**Data rows:**
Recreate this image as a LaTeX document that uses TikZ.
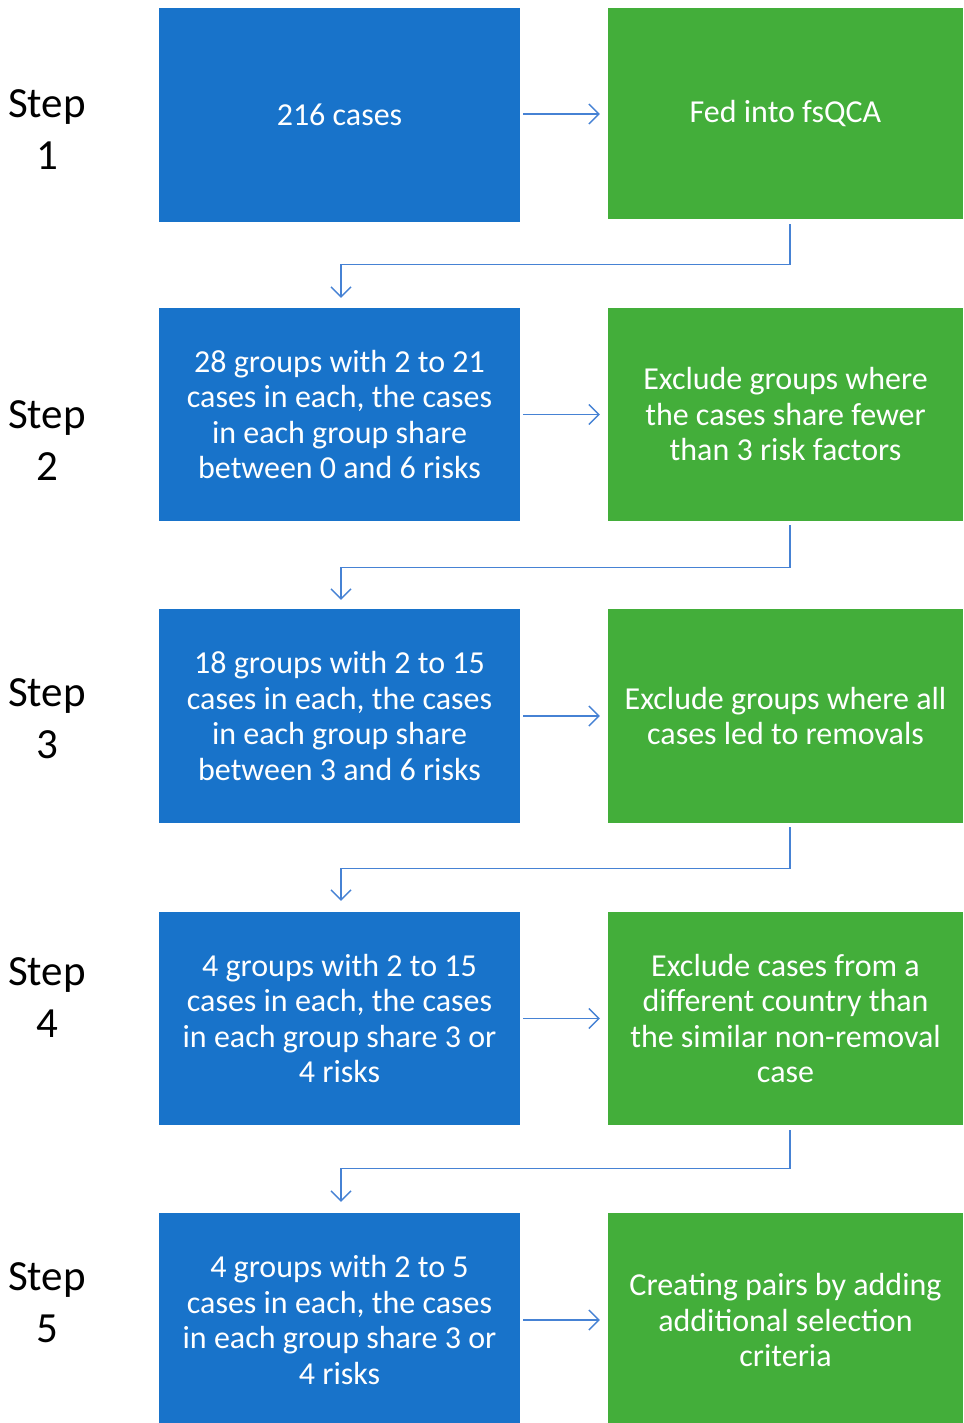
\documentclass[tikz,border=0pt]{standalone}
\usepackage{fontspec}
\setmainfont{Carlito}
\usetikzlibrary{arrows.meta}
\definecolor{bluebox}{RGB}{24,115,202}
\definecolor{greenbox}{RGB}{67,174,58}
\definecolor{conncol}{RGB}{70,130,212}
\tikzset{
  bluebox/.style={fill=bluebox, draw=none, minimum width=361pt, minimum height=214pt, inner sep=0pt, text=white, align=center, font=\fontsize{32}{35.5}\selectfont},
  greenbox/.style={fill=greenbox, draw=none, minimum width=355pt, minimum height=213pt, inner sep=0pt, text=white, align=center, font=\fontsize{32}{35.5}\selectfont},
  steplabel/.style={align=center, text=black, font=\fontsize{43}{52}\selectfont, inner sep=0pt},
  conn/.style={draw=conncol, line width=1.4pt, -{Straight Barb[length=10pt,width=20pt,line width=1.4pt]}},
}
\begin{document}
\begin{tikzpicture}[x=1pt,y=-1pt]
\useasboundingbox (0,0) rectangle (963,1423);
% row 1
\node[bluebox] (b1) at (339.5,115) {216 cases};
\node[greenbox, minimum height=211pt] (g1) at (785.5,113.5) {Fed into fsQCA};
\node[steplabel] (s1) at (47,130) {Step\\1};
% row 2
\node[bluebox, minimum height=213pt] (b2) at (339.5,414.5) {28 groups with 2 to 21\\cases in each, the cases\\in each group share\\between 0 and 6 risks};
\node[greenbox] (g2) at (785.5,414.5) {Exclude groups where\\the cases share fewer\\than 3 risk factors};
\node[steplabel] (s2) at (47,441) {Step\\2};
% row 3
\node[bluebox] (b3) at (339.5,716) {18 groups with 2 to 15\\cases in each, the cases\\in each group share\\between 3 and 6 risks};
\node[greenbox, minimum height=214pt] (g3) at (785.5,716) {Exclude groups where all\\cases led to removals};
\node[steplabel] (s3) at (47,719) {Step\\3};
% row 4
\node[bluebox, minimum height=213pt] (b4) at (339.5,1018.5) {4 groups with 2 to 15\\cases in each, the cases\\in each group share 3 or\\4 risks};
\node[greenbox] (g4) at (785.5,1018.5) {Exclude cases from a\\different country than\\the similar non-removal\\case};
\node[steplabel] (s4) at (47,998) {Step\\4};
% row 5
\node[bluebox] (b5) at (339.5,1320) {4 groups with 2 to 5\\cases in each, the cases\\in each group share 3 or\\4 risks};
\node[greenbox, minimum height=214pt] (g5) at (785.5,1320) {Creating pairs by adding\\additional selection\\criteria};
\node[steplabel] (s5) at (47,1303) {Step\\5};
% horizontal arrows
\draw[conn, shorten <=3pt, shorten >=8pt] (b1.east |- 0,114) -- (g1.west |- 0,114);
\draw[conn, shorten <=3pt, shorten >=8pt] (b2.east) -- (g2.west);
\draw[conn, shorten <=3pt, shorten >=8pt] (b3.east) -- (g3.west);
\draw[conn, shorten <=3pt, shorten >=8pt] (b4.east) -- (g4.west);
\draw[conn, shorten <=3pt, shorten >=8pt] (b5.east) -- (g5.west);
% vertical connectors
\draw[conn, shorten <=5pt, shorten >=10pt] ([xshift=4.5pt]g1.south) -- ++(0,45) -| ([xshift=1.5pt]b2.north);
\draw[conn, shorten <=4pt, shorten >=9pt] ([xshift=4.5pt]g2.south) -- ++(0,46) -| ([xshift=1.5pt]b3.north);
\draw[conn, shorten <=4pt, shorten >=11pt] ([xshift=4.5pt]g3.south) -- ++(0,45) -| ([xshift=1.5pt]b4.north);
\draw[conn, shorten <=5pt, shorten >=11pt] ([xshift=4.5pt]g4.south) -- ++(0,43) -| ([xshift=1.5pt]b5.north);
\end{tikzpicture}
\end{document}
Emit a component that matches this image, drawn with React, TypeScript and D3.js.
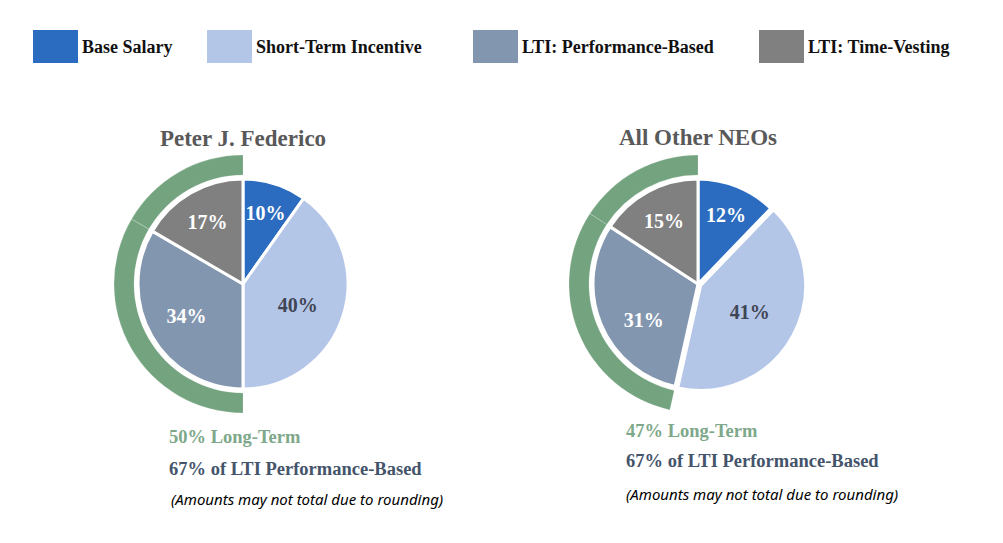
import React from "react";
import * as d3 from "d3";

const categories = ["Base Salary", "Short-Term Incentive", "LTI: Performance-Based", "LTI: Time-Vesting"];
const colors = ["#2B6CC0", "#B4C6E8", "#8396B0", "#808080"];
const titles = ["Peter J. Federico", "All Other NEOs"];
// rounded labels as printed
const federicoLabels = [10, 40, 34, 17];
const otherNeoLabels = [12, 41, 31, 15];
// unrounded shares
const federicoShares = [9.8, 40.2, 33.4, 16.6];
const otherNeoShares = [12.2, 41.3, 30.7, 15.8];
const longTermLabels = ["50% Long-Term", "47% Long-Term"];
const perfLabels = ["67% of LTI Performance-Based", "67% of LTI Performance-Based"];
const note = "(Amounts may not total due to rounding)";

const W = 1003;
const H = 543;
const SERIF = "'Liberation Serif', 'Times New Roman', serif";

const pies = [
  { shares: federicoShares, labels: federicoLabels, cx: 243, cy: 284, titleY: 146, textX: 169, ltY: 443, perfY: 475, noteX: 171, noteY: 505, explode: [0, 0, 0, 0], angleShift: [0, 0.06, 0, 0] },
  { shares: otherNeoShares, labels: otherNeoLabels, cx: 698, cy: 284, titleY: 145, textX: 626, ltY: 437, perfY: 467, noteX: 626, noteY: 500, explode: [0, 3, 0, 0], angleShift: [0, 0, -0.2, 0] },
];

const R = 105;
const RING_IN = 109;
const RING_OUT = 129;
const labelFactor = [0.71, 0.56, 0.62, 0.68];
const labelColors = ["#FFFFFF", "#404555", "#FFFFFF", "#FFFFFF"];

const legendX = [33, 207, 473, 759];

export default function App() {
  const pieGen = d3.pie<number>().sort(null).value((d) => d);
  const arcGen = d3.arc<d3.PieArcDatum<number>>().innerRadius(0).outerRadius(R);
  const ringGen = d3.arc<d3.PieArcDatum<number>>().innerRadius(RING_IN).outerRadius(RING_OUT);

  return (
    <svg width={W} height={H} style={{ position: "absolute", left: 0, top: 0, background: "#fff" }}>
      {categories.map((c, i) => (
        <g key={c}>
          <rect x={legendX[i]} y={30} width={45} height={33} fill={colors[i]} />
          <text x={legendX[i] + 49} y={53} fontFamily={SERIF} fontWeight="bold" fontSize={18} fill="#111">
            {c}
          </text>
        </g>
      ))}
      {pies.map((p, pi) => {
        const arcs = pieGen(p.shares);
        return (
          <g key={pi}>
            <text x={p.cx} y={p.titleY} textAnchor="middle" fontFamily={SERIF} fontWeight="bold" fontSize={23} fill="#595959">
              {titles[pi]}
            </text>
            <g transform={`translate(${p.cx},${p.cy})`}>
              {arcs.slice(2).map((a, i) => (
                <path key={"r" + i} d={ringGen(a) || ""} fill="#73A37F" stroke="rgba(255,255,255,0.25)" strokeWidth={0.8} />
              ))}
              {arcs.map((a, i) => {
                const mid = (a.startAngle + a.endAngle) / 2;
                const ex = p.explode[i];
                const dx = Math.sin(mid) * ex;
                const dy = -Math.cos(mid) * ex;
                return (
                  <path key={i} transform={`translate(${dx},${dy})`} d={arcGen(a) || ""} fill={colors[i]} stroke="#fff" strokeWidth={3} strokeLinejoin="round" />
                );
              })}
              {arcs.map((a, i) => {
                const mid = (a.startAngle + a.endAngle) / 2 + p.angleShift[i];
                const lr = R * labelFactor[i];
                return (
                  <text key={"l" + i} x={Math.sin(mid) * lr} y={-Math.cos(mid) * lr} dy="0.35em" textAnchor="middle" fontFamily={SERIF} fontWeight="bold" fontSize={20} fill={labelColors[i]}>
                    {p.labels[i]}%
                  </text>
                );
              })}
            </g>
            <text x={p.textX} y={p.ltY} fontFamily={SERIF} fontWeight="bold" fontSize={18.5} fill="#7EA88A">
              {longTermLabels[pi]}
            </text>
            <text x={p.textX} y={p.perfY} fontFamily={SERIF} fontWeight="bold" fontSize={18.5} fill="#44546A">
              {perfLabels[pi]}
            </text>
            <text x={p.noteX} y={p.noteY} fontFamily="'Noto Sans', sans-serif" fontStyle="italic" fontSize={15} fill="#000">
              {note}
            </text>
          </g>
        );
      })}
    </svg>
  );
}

**Exercise directions:** Reproduce, starting at the line containing "Emit a component" and stopping after the line containing "Serif', 'Times New", each of those lines exactly and no others; leave pictures out.

**Answer for this exercise:**
Emit a component that matches this image, drawn with React, TypeScript and D3.js.
import React from "react";
import * as d3 from "d3";

const categories = ["Base Salary", "Short-Term Incentive", "LTI: Performance-Based", "LTI: Time-Vesting"];
const colors = ["#2B6CC0", "#B4C6E8", "#8396B0", "#808080"];
const titles = ["Peter J. Federico", "All Other NEOs"];
// rounded labels as printed
const federicoLabels = [10, 40, 34, 17];
const otherNeoLabels = [12, 41, 31, 15];
// unrounded shares
const federicoShares = [9.8, 40.2, 33.4, 16.6];
const otherNeoShares = [12.2, 41.3, 30.7, 15.8];
const longTermLabels = ["50% Long-Term", "47% Long-Term"];
const perfLabels = ["67% of LTI Performance-Based", "67% of LTI Performance-Based"];
const note = "(Amounts may not total due to rounding)";

const W = 1003;
const H = 543;
const SERIF = "'Liberation Serif', 'Times New Roman', serif";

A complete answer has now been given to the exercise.